--- BEGIN DATA IN THIS EXERCISE ---
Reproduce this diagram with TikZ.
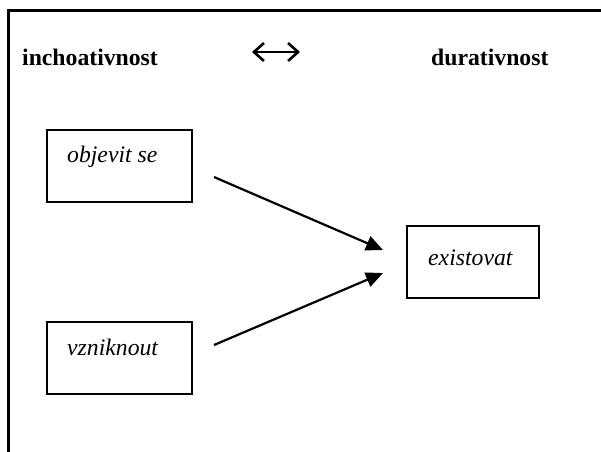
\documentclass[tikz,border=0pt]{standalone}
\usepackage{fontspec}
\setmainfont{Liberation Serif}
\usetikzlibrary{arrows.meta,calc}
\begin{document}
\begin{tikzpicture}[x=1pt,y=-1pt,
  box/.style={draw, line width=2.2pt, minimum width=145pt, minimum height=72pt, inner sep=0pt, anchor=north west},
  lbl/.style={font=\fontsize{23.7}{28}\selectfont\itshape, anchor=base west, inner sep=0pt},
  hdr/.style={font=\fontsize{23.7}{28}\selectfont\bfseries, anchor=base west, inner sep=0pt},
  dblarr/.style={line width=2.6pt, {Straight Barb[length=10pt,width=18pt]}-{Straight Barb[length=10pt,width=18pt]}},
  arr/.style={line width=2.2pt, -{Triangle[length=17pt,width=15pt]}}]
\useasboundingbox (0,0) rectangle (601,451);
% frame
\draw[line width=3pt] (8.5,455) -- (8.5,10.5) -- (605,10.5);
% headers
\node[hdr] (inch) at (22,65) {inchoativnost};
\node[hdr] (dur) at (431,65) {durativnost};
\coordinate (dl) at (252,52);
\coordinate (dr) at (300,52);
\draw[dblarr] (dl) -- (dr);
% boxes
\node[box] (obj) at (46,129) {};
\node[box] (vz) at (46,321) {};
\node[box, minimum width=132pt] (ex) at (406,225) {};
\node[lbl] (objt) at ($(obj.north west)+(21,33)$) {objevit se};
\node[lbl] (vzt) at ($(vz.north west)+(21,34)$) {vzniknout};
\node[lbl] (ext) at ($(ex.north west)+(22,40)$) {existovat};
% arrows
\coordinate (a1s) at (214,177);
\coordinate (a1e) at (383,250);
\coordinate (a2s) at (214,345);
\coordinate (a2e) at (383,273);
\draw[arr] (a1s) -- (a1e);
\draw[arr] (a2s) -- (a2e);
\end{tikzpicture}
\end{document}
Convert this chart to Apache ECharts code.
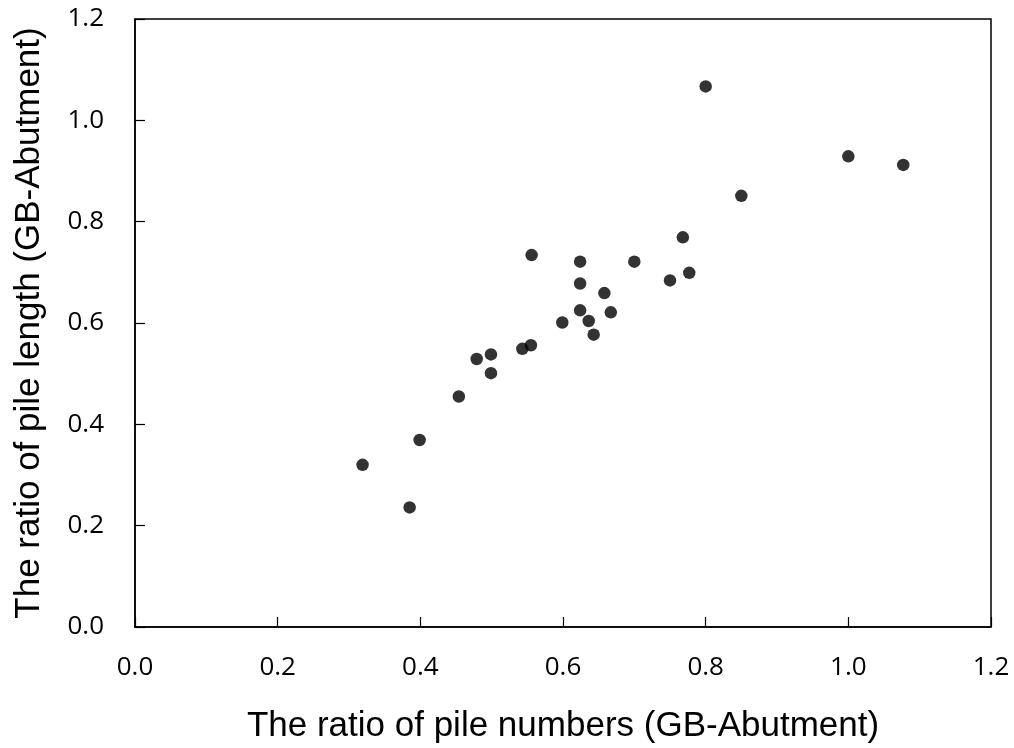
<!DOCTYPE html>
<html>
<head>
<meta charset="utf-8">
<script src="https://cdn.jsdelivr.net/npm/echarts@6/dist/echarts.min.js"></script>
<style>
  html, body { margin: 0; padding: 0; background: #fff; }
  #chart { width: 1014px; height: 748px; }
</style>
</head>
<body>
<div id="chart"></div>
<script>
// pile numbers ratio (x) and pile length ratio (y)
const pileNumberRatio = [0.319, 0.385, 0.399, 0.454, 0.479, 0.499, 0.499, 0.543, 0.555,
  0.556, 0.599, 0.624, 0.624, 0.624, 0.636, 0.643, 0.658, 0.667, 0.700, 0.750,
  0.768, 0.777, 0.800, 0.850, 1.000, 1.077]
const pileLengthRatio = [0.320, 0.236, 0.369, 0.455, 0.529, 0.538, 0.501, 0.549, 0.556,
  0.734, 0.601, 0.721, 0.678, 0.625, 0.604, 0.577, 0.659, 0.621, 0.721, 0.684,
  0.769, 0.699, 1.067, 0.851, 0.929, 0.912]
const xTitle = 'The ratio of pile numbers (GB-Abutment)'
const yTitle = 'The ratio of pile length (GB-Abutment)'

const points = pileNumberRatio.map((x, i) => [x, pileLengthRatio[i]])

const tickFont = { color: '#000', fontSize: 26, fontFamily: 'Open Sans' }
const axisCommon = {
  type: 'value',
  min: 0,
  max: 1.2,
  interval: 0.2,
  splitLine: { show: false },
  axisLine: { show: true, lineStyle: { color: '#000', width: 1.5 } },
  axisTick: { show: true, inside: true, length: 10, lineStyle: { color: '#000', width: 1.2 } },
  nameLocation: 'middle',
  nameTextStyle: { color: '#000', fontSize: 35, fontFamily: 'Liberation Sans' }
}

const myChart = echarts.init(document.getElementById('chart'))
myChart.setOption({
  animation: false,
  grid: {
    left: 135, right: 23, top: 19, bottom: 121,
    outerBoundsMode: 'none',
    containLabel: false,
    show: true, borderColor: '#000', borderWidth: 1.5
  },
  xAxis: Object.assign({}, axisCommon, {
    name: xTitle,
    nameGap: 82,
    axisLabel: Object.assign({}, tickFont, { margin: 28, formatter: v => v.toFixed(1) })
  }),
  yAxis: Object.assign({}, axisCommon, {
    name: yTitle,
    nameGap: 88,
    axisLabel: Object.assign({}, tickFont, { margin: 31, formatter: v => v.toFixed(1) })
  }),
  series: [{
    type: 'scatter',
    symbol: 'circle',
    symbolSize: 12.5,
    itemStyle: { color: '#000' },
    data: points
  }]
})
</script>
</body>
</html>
--- END DATA IN THIS EXERCISE ---
--- BEGIN DATA IN THIS EXERCISE ---
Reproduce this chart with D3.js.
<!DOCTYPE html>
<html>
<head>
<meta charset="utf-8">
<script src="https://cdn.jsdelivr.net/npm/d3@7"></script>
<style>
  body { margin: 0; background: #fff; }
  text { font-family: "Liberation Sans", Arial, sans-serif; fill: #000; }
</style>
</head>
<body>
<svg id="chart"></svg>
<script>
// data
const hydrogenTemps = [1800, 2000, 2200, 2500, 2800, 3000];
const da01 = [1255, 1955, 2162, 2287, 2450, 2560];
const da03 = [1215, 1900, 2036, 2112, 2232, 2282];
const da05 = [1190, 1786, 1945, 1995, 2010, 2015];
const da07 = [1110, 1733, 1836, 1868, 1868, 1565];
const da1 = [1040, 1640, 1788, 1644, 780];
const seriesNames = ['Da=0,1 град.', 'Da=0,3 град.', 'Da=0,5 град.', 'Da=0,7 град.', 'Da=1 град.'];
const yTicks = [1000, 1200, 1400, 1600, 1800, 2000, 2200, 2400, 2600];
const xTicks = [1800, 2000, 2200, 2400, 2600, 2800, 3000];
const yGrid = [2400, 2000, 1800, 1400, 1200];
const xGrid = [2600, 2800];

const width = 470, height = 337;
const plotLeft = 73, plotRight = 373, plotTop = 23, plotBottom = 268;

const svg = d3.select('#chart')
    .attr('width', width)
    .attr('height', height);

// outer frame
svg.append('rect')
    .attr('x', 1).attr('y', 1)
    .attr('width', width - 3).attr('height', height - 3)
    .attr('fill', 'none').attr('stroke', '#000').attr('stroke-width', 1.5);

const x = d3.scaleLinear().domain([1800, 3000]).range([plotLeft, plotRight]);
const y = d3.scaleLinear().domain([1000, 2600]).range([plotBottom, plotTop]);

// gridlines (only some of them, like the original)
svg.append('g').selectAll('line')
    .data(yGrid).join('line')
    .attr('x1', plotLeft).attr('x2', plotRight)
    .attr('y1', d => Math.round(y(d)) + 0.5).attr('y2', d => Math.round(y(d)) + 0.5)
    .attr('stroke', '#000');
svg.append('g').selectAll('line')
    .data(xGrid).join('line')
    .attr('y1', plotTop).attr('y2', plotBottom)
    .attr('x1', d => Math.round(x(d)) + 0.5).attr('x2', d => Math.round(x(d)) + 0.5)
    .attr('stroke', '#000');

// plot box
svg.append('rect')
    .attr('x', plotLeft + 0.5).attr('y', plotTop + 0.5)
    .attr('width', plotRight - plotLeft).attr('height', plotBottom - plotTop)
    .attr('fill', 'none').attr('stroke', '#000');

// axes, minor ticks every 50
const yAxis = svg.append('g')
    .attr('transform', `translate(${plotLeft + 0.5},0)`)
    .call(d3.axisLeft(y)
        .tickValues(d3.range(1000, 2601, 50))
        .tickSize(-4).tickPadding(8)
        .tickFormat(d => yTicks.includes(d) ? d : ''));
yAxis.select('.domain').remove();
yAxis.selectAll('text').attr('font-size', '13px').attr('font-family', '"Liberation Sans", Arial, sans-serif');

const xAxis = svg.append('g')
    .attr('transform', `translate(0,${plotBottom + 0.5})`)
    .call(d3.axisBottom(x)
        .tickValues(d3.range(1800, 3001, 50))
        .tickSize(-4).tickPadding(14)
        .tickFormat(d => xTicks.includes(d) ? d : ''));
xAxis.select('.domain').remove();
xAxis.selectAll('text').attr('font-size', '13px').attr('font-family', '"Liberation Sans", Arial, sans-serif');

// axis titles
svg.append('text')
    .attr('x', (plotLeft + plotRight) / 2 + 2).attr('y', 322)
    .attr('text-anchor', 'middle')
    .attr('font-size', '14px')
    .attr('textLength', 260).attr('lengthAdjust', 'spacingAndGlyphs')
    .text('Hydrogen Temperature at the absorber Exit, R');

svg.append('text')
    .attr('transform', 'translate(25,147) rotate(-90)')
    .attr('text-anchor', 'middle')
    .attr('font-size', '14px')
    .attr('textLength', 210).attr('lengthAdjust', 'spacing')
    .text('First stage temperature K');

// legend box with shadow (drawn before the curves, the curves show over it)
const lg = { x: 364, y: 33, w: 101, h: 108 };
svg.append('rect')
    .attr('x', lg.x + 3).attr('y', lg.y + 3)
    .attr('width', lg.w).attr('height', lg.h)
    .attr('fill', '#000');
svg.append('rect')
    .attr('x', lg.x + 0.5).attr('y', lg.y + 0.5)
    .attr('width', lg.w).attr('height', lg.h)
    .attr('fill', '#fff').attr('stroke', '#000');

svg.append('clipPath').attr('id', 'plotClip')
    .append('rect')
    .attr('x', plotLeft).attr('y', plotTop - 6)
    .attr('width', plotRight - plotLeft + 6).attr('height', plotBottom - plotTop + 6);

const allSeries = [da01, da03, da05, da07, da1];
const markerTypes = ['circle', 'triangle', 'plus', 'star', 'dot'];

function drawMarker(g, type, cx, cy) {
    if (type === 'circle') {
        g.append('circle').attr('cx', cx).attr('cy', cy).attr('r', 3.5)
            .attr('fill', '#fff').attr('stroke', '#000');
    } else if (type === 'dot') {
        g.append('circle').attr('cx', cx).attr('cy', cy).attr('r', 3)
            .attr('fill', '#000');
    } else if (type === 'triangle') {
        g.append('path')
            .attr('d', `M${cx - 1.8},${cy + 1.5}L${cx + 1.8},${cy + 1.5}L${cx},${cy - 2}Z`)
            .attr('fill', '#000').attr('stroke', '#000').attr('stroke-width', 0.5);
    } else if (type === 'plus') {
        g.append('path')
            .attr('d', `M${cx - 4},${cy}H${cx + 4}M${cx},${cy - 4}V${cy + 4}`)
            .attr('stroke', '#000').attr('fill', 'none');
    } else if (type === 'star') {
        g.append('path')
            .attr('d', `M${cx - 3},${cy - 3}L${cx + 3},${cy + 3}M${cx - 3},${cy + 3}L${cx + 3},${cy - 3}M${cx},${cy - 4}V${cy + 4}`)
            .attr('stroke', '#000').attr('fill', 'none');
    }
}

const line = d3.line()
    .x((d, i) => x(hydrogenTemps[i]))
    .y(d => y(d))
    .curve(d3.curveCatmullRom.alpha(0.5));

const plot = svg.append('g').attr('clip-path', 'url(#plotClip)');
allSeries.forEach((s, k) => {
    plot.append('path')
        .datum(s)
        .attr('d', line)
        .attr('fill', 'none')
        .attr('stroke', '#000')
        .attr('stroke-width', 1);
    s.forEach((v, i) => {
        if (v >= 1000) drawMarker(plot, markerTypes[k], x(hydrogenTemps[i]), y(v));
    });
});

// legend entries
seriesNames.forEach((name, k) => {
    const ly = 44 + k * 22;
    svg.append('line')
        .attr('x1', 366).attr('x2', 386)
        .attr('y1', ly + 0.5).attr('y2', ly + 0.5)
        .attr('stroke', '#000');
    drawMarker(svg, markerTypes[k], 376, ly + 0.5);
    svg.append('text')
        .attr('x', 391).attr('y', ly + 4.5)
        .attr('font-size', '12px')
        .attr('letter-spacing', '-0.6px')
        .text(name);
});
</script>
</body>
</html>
--- END DATA IN THIS EXERCISE ---
- OBJECTIVE
Your task is to quote, unchanged, only the lines from the line bearing "Convert this chart to Apache ECharts code." through the line bearing "const points = pileNumberRatio.map((x, i)"; the pictures are not part of the copy.

- THE REPLY
Convert this chart to Apache ECharts code.
<!DOCTYPE html>
<html>
<head>
<meta charset="utf-8">
<script src="https://cdn.jsdelivr.net/npm/echarts@6/dist/echarts.min.js"></script>
<style>
  html, body { margin: 0; padding: 0; background: #fff; }
  #chart { width: 1014px; height: 748px; }
</style>
</head>
<body>
<div id="chart"></div>
<script>
// pile numbers ratio (x) and pile length ratio (y)
const pileNumberRatio = [0.319, 0.385, 0.399, 0.454, 0.479, 0.499, 0.499, 0.543, 0.555,
  0.556, 0.599, 0.624, 0.624, 0.624, 0.636, 0.643, 0.658, 0.667, 0.700, 0.750,
  0.768, 0.777, 0.800, 0.850, 1.000, 1.077]
const pileLengthRatio = [0.320, 0.236, 0.369, 0.455, 0.529, 0.538, 0.501, 0.549, 0.556,
  0.734, 0.601, 0.721, 0.678, 0.625, 0.604, 0.577, 0.659, 0.621, 0.721, 0.684,
  0.769, 0.699, 1.067, 0.851, 0.929, 0.912]
const xTitle = 'The ratio of pile numbers (GB-Abutment)'
const yTitle = 'The ratio of pile length (GB-Abutment)'

const points = pileNumberRatio.map((x, i) => [x, pileLengthRatio[i]])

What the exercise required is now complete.